====== DATASET EXCERPT ======

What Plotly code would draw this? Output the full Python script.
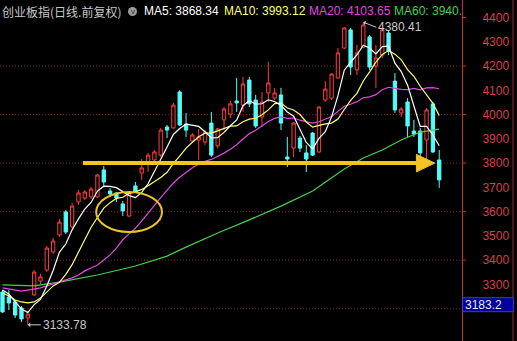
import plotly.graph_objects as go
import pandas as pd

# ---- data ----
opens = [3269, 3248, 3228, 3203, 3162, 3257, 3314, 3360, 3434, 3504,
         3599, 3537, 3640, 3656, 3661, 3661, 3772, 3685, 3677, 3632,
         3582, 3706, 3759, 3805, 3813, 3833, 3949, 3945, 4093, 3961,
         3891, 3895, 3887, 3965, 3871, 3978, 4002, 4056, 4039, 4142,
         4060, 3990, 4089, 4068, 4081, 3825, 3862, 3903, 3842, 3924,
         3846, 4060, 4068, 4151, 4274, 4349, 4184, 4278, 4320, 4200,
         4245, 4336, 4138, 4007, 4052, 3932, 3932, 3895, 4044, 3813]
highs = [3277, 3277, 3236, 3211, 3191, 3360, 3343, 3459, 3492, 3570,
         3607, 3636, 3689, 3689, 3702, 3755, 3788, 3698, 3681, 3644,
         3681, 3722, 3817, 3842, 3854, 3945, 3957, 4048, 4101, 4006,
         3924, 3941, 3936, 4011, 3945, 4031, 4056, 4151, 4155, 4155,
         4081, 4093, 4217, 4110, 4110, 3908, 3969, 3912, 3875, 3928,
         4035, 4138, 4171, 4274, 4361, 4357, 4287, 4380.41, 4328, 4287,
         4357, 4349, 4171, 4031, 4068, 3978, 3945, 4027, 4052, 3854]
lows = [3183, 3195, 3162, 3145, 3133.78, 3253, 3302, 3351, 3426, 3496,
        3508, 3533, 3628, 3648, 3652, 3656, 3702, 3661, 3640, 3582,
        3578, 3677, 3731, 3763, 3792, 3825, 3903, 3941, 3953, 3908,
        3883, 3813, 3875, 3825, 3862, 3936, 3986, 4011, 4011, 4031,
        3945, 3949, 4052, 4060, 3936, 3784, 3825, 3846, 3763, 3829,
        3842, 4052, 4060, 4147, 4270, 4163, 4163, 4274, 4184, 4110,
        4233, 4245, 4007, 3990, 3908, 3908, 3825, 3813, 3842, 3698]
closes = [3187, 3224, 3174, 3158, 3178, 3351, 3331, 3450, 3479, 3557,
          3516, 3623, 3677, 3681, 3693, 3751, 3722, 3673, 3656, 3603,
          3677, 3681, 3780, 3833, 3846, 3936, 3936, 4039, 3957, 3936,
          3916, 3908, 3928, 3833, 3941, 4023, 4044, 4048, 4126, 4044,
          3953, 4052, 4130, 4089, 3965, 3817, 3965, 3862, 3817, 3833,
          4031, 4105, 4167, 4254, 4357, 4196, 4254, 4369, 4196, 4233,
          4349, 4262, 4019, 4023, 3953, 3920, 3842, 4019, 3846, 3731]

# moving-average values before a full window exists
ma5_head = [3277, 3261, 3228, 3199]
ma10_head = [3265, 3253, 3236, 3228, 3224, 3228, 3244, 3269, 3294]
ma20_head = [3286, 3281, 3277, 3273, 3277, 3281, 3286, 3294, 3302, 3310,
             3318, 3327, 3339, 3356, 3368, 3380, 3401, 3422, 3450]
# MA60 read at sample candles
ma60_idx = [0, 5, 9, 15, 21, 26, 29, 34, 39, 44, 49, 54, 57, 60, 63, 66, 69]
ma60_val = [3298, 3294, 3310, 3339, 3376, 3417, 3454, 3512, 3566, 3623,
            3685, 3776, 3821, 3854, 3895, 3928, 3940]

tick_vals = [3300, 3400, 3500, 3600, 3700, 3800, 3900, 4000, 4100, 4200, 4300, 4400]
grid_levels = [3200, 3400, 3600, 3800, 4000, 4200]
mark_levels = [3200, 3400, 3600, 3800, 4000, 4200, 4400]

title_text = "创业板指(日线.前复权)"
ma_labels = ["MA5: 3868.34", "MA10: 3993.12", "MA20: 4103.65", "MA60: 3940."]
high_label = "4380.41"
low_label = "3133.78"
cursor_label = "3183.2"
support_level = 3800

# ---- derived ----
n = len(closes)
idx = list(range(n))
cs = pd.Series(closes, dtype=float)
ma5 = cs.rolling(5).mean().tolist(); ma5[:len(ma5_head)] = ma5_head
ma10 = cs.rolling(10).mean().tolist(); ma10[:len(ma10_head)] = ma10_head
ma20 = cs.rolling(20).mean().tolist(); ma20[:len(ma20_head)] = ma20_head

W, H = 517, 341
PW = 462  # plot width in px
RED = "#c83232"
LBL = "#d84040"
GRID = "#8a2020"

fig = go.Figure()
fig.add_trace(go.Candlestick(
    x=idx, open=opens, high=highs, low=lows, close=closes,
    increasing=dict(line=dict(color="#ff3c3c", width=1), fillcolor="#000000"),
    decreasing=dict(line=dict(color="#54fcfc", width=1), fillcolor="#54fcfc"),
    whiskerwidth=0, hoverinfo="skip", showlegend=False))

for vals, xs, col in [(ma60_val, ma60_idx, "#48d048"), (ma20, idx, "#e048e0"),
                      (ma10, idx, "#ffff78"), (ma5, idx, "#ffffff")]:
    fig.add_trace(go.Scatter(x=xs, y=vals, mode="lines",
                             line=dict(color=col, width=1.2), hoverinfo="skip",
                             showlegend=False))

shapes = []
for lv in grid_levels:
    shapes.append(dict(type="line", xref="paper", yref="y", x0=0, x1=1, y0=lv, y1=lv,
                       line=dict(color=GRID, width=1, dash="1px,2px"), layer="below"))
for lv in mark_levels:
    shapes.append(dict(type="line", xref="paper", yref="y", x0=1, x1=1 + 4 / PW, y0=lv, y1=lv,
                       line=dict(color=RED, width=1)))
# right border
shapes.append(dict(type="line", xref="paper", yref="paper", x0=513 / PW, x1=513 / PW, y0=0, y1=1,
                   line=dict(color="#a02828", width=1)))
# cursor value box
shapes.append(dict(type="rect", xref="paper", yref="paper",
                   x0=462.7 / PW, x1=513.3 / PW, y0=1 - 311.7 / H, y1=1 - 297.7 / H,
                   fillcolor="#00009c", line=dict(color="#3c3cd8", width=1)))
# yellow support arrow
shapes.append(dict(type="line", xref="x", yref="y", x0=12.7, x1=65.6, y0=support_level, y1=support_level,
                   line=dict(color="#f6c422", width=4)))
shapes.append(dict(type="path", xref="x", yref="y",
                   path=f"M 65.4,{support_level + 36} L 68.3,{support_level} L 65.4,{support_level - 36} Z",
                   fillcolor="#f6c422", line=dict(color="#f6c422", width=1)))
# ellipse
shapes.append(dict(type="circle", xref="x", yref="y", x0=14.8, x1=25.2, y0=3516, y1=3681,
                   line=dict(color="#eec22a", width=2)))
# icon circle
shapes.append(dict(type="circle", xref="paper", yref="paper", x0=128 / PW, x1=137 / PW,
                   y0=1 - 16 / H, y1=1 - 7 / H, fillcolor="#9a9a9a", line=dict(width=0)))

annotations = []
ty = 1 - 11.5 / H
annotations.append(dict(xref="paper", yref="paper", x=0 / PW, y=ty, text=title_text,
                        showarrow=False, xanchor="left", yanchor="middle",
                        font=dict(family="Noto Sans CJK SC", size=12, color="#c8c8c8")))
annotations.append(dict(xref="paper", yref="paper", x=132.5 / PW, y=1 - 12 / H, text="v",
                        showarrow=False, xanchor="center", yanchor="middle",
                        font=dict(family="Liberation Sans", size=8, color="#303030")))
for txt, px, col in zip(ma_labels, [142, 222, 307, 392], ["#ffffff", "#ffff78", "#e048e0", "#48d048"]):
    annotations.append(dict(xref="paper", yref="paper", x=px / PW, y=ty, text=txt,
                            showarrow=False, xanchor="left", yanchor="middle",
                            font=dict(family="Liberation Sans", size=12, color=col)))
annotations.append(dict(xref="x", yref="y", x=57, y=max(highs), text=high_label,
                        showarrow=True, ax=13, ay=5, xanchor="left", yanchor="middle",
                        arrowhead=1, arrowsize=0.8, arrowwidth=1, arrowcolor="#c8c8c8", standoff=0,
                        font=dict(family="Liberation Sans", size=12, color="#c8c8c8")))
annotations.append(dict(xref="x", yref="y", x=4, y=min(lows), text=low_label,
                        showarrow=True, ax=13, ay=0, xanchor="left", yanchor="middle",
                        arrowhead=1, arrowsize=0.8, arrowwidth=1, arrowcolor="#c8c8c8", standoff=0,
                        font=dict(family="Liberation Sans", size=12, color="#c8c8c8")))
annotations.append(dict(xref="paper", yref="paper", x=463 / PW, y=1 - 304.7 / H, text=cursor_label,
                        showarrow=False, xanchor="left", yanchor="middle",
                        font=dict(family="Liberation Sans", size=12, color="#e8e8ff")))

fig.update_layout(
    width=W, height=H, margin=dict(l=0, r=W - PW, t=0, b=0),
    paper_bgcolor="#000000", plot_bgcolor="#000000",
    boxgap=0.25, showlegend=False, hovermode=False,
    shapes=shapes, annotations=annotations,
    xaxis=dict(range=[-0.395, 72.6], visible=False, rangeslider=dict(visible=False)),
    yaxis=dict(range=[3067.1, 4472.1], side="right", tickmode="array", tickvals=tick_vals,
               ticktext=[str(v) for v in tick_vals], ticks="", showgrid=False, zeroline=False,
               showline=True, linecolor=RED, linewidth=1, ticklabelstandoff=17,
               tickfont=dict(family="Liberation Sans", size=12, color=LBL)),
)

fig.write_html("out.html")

======

**EXERCISE REQUIREMENTS:**
Set down again, exactly, the lines of the material above from its first line to the one with "import pandas as pd", inclusive. Leave the pictures out.

**ANSWER:**
What Plotly code would draw this? Output the full Python script.
import plotly.graph_objects as go
import pandas as pd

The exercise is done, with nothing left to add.